“Vantage Point” is the new political thriller from Columbia Pictures, directed by Pete Travis, and it does hold your attention on more than one level.
Leaders of several countries gather in Salamanca, Spain, for a conference on “terrorism.” The city’s central square holds up to 20,000 people and it is crowded as the American president (William Hurt) stands up to speak. Suddenly he is gunned down and officials run for cover. Secret Service agents (including Dennis Quaid and Matthew Fox) remove the president and search for suspects. A Spanish police officer hurtles toward the mayor of Salamanca, whose safety is his responsibility. A mystery woman tosses a satchel under the grandstand and disappears into the mass of citizens fleeing in panic. Sequestered in a nearby hotel suite, a presidential advisor promotes his own agenda.
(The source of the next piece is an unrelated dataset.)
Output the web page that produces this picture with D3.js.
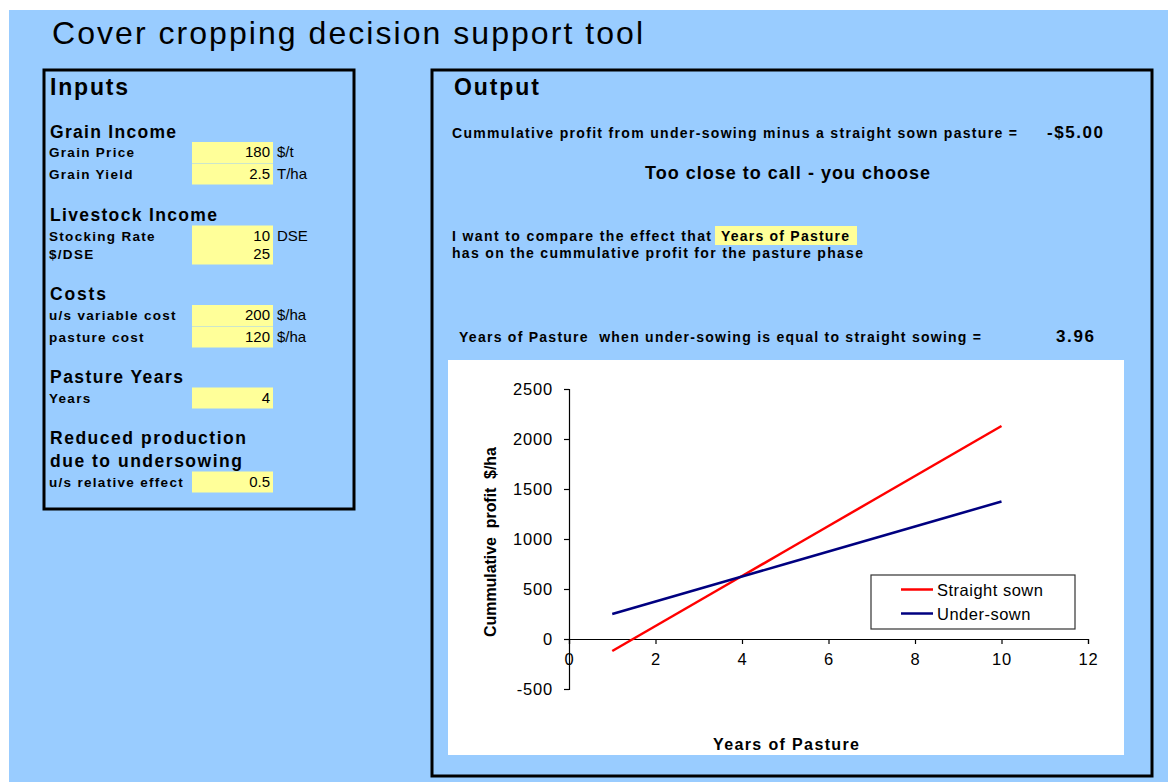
<!DOCTYPE html>
<html>
<head>
<meta charset="utf-8">
<script src="https://cdn.jsdelivr.net/npm/d3@7"></script>
<style>
  body { margin: 0; background: #fff; }
  svg { display: block; font-family: "Liberation Sans", Arial, sans-serif; }
</style>
</head>
<body>
<div id="chart"></div>
<script>
// ---- data ----
var pageTitle = "Cover cropping decision support tool";

var sectionNames = ["Grain Income", "Livestock Income", "Costs", "Pasture Years", "Reduced production|due to undersowing"];
var inputLabels = ["Grain Price", "Grain Yield", "Stocking Rate", "$/DSE", "u/s variable cost", "pasture cost", "Years", "u/s relative effect"];
var inputValues = ["180", "2.5", "10", "25", "200", "120", "4", "0.5"];
var inputUnits = ["$/t", "T/ha", "DSE", "", "$/ha", "$/ha", "", ""];

var profitDiffLabel = "Cummulative profit from under-sowing minus a straight sown pasture =";
var profitDiff = "-$5.00";
var verdict = "Too close to call - you choose";
var compareText = ["I want to compare the effect that", "has on the cummulative profit for the pasture phase"];
var compareVar = "Years of Pasture";
var breakevenLabel = "Years of Pasture  when under-sowing is equal to straight sowing =";
var breakeven = "3.96";

var years = [1, 2, 3, 4, 5, 6, 7, 8, 9, 10];
var straightSown = [-120, 130, 380, 630, 880, 1130, 1380, 1630, 1880, 2130];
var underSown = [250, 375, 500, 625, 750, 875, 1000, 1125, 1250, 1375];
var seriesNames = ["Straight sown", "Under-sown"];
var xTicks = [0, 2, 4, 6, 8, 10, 12];
var yTicks = [-500, 0, 500, 1000, 1500, 2000, 2500];
var xTitle = "Years of Pasture";
var yTitle = "Cummulative  profit  $/ha";

// ---- layout ----
var W = 1168, H = 782;
var colors = { bg: "#99CCFF", cell: "#FFFF99", straight: "#FF0000", under: "#000080" };

var svg = d3.select("#chart").append("svg")
    .attr("width", W)
    .attr("height", H);

svg.append("rect").attr("x", 9).attr("y", 10).attr("width", W - 9).attr("height", H - 10)
    .attr("fill", colors.bg);

svg.append("text")
    .attr("x", 52).attr("y", 44)
    .attr("font-size", 32)
    .attr("textLength", 591)
    .text(pageTitle);

// ---- inputs panel ----
svg.append("rect").attr("x", 44).attr("y", 70).attr("width", 310).attr("height", 439)
    .attr("fill", "none").attr("stroke", "#000").attr("stroke-width", 3);

svg.append("text").attr("x", 50).attr("y", 95)
    .attr("font-size", 23).attr("font-weight", "bold").attr("textLength", 78)
    .text("Inputs");

var headerY = [137.5, 220.5, 299.5, 382.5, 444];
var headerW = [126, 167, 56, 133, 196, 192];
var hw = 0;
sectionNames.forEach(function(s, i) {
    s.split("|").forEach(function(line, j) {
        svg.append("text").attr("x", 50).attr("y", headerY[i] + j * 23)
            .attr("font-size", 17.5).attr("font-weight", "bold")
            .attr("textLength", headerW[hw++])
            .text(line);
    });
});

var rowY = [157, 178.5, 240.5, 258.5, 320, 341.5, 402.5, 486.5];
var rows = svg.append("g").attr("class", "rows");
inputLabels.forEach(function(lab, i) {
    var y = rowY[i];
    rows.append("rect").attr("x", 192).attr("y", y - 15).attr("width", 81).attr("height", 21)
        .attr("fill", colors.cell);
    rows.append("text").attr("x", 49).attr("y", y)
        .attr("font-size", 13.5).attr("font-weight", "bold").attr("letter-spacing", 1.3)
        .text(lab);
    rows.append("text").attr("x", 270).attr("y", y)
        .attr("font-size", 15).attr("text-anchor", "end")
        .text(inputValues[i]);
    rows.append("text").attr("x", 277).attr("y", y)
        .attr("font-size", 15)
        .text(inputUnits[i]);
});

// ---- output panel ----
svg.append("rect").attr("x", 432).attr("y", 70).attr("width", 720).attr("height", 706)
    .attr("fill", "none").attr("stroke", "#000").attr("stroke-width", 3);

svg.append("text").attr("x", 454).attr("y", 95)
    .attr("font-size", 23).attr("font-weight", "bold").attr("textLength", 85)
    .text("Output");

svg.append("text").attr("x", 452).attr("y", 138)
    .attr("font-size", 14).attr("font-weight", "bold").attr("textLength", 565)
    .text(profitDiffLabel);
svg.append("text").attr("x", 1047).attr("y", 138)
    .attr("font-size", 17).attr("font-weight", "bold").attr("textLength", 56)
    .text(profitDiff);
svg.append("text").attr("x", 645).attr("y", 179)
    .attr("font-size", 18).attr("font-weight", "bold").attr("textLength", 285)
    .text(verdict);

svg.append("rect").attr("x", 715).attr("y", 226).attr("width", 142).attr("height", 19)
    .attr("fill", colors.cell);
svg.append("text").attr("x", 452).attr("y", 241)
    .attr("font-size", 14).attr("font-weight", "bold").attr("textLength", 259)
    .text(compareText[0]);
svg.append("text").attr("x", 721).attr("y", 241)
    .attr("font-size", 14).attr("font-weight", "bold").attr("textLength", 128)
    .text(compareVar);
svg.append("text").attr("x", 452).attr("y", 258)
    .attr("font-size", 14).attr("font-weight", "bold").attr("textLength", 411)
    .text(compareText[1]);

svg.append("text").attr("x", 459).attr("y", 342)
    .attr("font-size", 14).attr("font-weight", "bold").attr("textLength", 522)
    .attr("xml:space", "preserve")
    .text(breakevenLabel);
svg.append("text").attr("x", 1056).attr("y", 342)
    .attr("font-size", 17).attr("font-weight", "bold").attr("textLength", 38)
    .text(breakeven);

// ---- chart ----
svg.append("rect").attr("x", 448).attr("y", 360).attr("width", 676).attr("height", 395)
    .attr("fill", "#fff");

var x = d3.scaleLinear().domain([0, 12]).range([569, 1088]);
var y = d3.scaleLinear().domain([-500, 2500]).range([689, 389]);

var plain = function(d) { return String(d); };
var yAxis = svg.append("g")
    .attr("transform", "translate(" + x(0) + ",0)")
    .call(d3.axisLeft(y).tickValues(yTicks).tickFormat(plain).tickSize(5).tickPadding(11));
var xAxis = svg.append("g")
    .attr("transform", "translate(0," + y(0) + ")")
    .call(d3.axisBottom(x).tickValues(xTicks).tickFormat(plain).tickSize(5).tickPadding(9));

[yAxis, xAxis].forEach(function(a) {
    a.selectAll("path, line").attr("stroke", "#000").attr("stroke-width", 1.2);
    a.selectAll("text").attr("font-size", 16.5).attr("fill", "#000")
        .attr("letter-spacing", 0.8)
        .style("font-family", "'Liberation Sans', Arial, sans-serif");
});
yAxis.selectAll("text").attr("dy", "0.35em");

var line = d3.line()
    .x(function(d) { return x(d[0]); })
    .y(function(d) { return y(d[1]); });

var series = [straightSown, underSown];
var seriesColors = [colors.straight, colors.under];
series.forEach(function(vals, i) {
    svg.append("path")
        .datum(years.map(function(yr, k) { return [yr, vals[k]]; }))
        .attr("d", line)
        .attr("fill", "none")
        .attr("stroke", seriesColors[i])
        .attr("stroke-width", 2.5);
});

// axis titles
svg.append("text")
    .attr("transform", "translate(496,542) rotate(-90)")
    .attr("text-anchor", "middle")
    .attr("font-size", 16).attr("font-weight", "bold")
    .attr("textLength", 190).attr("xml:space", "preserve")
    .text(yTitle);
svg.append("text")
    .attr("x", 786).attr("y", 750)
    .attr("text-anchor", "middle")
    .attr("font-size", 16).attr("font-weight", "bold")
    .attr("textLength", 146)
    .text(xTitle);

// legend
var legend = svg.append("g").attr("transform", "translate(871,575)");
legend.append("rect").attr("width", 204).attr("height", 54)
    .attr("fill", "#fff").attr("stroke", "#333").attr("stroke-width", 1.2);
seriesNames.forEach(function(name, i) {
    var ly = 14.5 + i * 24;
    legend.append("line").attr("x1", 30).attr("x2", 62).attr("y1", ly).attr("y2", ly)
        .attr("stroke", seriesColors[i]).attr("stroke-width", 2.5);
    legend.append("text").attr("x", 66).attr("y", ly + 6)
        .attr("font-size", 16.5).attr("letter-spacing", 0.5)
        .text(name);
});
</script>
</body>
</html>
And an American tourist (Forest Whitaker) accidentally videotapes much more than he realizes.
Of course, the first vantage point belongs to a network news director (Sigourney Weaver) as she orchestrates multiple cameras to reflect her own sense of political theater. But then an assassination attempt, bomb explosions and a dead journalist have an impact on her agenda.
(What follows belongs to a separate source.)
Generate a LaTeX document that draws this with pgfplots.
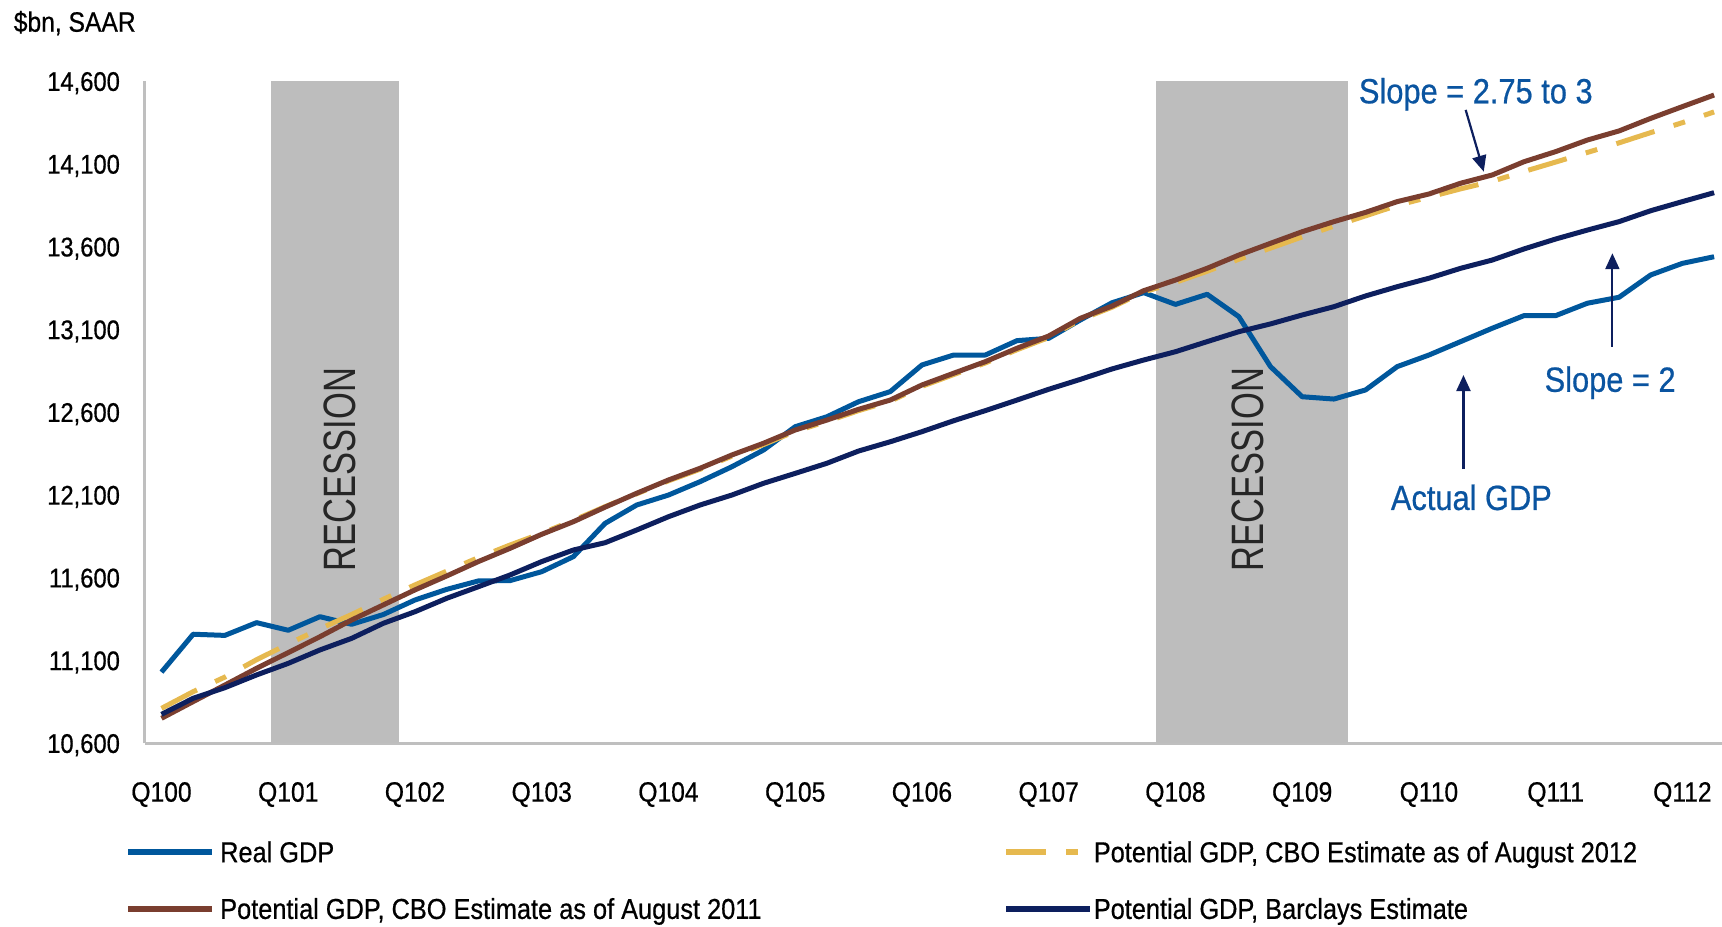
\documentclass[border=0pt]{standalone}
\usepackage{fontspec}
\setmainfont{Liberation Sans}[FakeStretch=0.88, FakeBold=0.6]
\newfontfamily\recfont{Liberation Sans}[FakeStretch=0.76]
\usepackage{pgfplots}
\usepackage{pgfplotstable}
\pgfplotsset{compat=1.18}
\usetikzlibrary{arrows.meta}

\definecolor{realblue}{HTML}{00579C}
\definecolor{cbobrown}{HTML}{7A3E2F}
\definecolor{cboyellow}{HTML}{E6B94F}
\definecolor{barcnavy}{HTML}{0D1F5E}
\definecolor{recgray}{HTML}{BDBDBD}
\definecolor{axisgray}{HTML}{BFBFBF}
\definecolor{annblue}{HTML}{0A54A0}

\pgfplotstableread{
n real cbo12 cbo11 barc
0 11030 10811 10751 10775
1 11259 10912 10852 10872
2 11252 11000 10952 10936
3 11329 11105 11053 11013
4 11283 11200 11148 11083
5 11365 11292 11244 11164
6 11319 11378 11345 11234
7 11378 11470 11436 11325
8 11466 11557 11527 11395
9 11530 11640 11611 11476
10 11581 11722 11698 11546
11 11583 11798 11778 11617
12 11637 11869 11863 11698
13 11728 11947 11939 11768
14 11929 12030 12027 11812
15 12040 12108 12111 11889
16 12100 12186 12191 11969
17 12181 12256 12262 12040
18 12271 12335 12342 12100
19 12372 12405 12413 12171
20 12513 12485 12493 12231
21 12573 12545 12553 12292
22 12664 12610 12618 12366
23 12725 12667 12674 12422
24 12886 12757 12765 12483
25 12946 12828 12836 12549
26 12946 12898 12906 12610
27 13033 12978 12987 12674
28 13047 13052 13061 12739
29 13158 13160 13168 12799
30 13262 13235 13242 12862
31 13323 13327 13335 12916
32 13252 13385 13399 12966
33 13313 13452 13470 13027
34 13178 13525 13550 13087
35 12876 13592 13621 13134
36 12694 13660 13691 13188
37 12680 13725 13752 13238
38 12735 13787 13808 13303
39 12876 13850 13873 13359
40 12946 13900 13919 13410
41 13027 13950 13984 13470
42 13108 13996 14034 13520
43 13184 14055 14114 13587
44 13184 14112 14175 13647
45 13259 14170 14245 13701
46 13295 14228 14300 13752
47 13430 14290 14376 13818
48 13500 14350 14447 13873
49 13540 14415 14517 13927
}\gdpdata

\begin{document}
\begin{tikzpicture}
\useasboundingbox (0,0) rectangle (861pt,463pt);
\node[anchor=base west, inner sep=0pt, font=\fontsize{14}{17}\selectfont] at (6.7pt,447.15pt) {\$bn, SAAR};
\begin{axis}[
  at={(72.35pt,91.35pt)}, anchor=south west,
  scale only axis, width=788.65pt, height=331pt,
  xmin=-0.53, xmax=49.25, ymin=10600, ymax=14600,
  axis x line*=bottom, axis y line*=left,
  axis line style={draw=axisgray, line width=1.5pt, -},
  scaled y ticks=false,
  xtick={0,4,...,48},
  xticklabels={Q100,Q101,Q102,Q103,Q104,Q105,Q106,Q107,Q108,Q109,Q110,Q111,Q112},
  ytick={10600,11100,11600,12100,12600,13100,13600,14100,14600},
  yticklabels={{10,600},{11,100},{11,600},{12,100},{12,600},{13,100},{13,600},{14,100},{14,600}},
  major tick length=0pt, tick style={draw=none},
  xticklabel style={font=\fontsize{14}{17}\selectfont, anchor=north, inner sep=0pt, yshift=-19.2pt},
  yticklabel style={font=\fontsize{13.5}{16}\selectfont, anchor=base east, inner sep=0pt, xshift=-12.2pt, yshift=-4.8pt},
  clip=false,
  legend columns=2, legend cell align=left,
  legend style={at={(-0.0121,-0.1494)}, anchor=north west, draw=none, fill=none,
    inner sep=0pt, outer sep=0pt, column sep=0pt, row sep=18.35pt,
    font=\fontsize{14.4}{17}\selectfont,
    nodes={inner sep=0pt, text height=10pt, text depth=0pt},
    /tikz/column 1/.style={column sep=2.5pt}, /tikz/column 3/.style={column sep=0.5pt}},
  legend image code/.code={\draw[#1, line width=2.8pt] (0pt,0pt) -- (42pt,0pt);},
]
\addplot[fill=recgray, draw=none, mark=none, forget plot] coordinates {(3.45,10600) (3.45,14600) (7.5,14600) (7.5,10600)};
\addplot[fill=recgray, draw=none, mark=none, forget plot] coordinates {(31.4,10600) (31.4,14600) (37.45,14600) (37.45,10600)};
\node[rotate=90, inner sep=0pt, font=\recfont\fontsize{22.7}{27}\selectfont, text=black!85] at (axis cs:5.63,12254) {RECESSION};
\node[rotate=90, inner sep=0pt, font=\recfont\fontsize{22.7}{27}\selectfont, text=black!85] at (axis cs:34.29,12254) {RECESSION};

\addplot[realblue, line width=2.5pt, line join=round, mark=none] table[x=n,y=real]{\gdpdata};
\addlegendentry{\makebox[391.5pt][l]{Real GDP}}
\addplot[cboyellow, line width=2.5pt, mark=none, dash pattern=on 20pt off 10pt on 6pt off 10pt] table[x=n,y=cbo12]{\gdpdata};
\addlegendentry{Potential GDP, CBO Estimate as of August 2012}
\addplot[cbobrown, line width=2.5pt, line join=round, mark=none] table[x=n,y=cbo11]{\gdpdata};
\addlegendentry{\makebox[391.5pt][l]{Potential GDP, CBO Estimate as of August 2011}}
\addplot[barcnavy, line width=2.5pt, line join=round, mark=none] table[x=n,y=barc]{\gdpdata};
\addlegendentry{Potential GDP, Barclays Estimate}

\node[anchor=base, inner sep=0pt, font=\fontsize{17.5}{21}\selectfont, text=annblue] at (axis cs:41.48,14467) {Slope = 2.75 to 3};
\node[anchor=base, inner sep=0pt, font=\fontsize{17.5}{21}\selectfont, text=annblue] at (axis cs:45.72,12724) {Slope = 2};
\node[anchor=base, inner sep=0pt, font=\fontsize{17.5}{21}\selectfont, text=annblue] at (axis cs:41.34,12010) {Actual GDP};
\draw[barcnavy, line width=1.1pt, -{Triangle[length=8pt,width=7pt]}] (axis cs:41.16,14427) -- (axis cs:41.73,14054);
\draw[barcnavy, line width=1.1pt, -{Triangle[length=8pt,width=7pt]}] (axis cs:45.79,12996) -- (axis cs:45.79,13561);
\draw[barcnavy, line width=1.1pt, -{Triangle[length=8pt,width=7pt]}] (axis cs:41.09,12257) -- (axis cs:41.09,12825);
\end{axis}
\end{tikzpicture}
\end{document}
With each rewind, the perspective changes and the mystery deepens. The viewer is reminded of “Roshomon,” Akira Kurosawa’s 1951 classic with four distinct versions of a crime, and “The Seige,” Edward Zwick’s 1998 film focusing on a secret U.S. abduction of a suspected insurgent leader and the violent consequences which follow.
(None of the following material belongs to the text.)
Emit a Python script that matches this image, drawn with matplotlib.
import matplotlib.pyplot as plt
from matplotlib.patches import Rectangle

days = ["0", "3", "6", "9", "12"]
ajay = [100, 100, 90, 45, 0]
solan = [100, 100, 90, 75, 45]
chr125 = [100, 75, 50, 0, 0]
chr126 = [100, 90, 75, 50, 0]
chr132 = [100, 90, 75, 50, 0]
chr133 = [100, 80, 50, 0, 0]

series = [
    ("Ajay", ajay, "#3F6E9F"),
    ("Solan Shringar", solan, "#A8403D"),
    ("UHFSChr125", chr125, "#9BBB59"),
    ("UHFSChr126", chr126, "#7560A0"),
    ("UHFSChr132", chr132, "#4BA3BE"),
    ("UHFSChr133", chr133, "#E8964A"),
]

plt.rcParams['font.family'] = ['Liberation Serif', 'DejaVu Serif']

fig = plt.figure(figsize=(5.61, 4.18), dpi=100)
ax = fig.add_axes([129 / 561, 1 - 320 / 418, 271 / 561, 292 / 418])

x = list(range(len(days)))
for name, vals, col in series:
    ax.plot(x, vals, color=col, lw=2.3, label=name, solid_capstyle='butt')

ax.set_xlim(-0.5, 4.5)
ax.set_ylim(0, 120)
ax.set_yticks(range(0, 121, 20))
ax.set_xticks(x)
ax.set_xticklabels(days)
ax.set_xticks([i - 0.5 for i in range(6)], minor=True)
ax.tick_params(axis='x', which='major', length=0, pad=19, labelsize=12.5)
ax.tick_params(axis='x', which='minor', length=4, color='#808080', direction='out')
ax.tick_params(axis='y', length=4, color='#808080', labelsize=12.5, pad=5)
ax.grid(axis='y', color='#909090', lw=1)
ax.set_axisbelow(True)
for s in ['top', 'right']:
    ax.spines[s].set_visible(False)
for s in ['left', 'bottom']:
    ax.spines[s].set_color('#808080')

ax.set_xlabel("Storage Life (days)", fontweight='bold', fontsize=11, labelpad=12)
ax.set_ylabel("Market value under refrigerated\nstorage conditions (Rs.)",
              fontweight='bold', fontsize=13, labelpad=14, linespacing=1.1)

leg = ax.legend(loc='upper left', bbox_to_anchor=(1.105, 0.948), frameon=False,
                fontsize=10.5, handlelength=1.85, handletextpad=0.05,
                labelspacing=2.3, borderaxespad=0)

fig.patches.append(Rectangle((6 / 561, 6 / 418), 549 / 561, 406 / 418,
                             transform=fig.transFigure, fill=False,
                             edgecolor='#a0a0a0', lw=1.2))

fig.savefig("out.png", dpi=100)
“Vantage Point” is a fast-paced thriller, with a chase scene more exciting than Steve McQueen’s in “Bullitt” or Robert DeNiro’s in “Ronin.”
The complexity of motives on all sides is portrayed absorbingly. Who is the enemy? What do we know? What do we really know? Who’s zooming whom?
Get your two boxes of popcorn early; you won’t want to leave your seat during “Vantage Point.”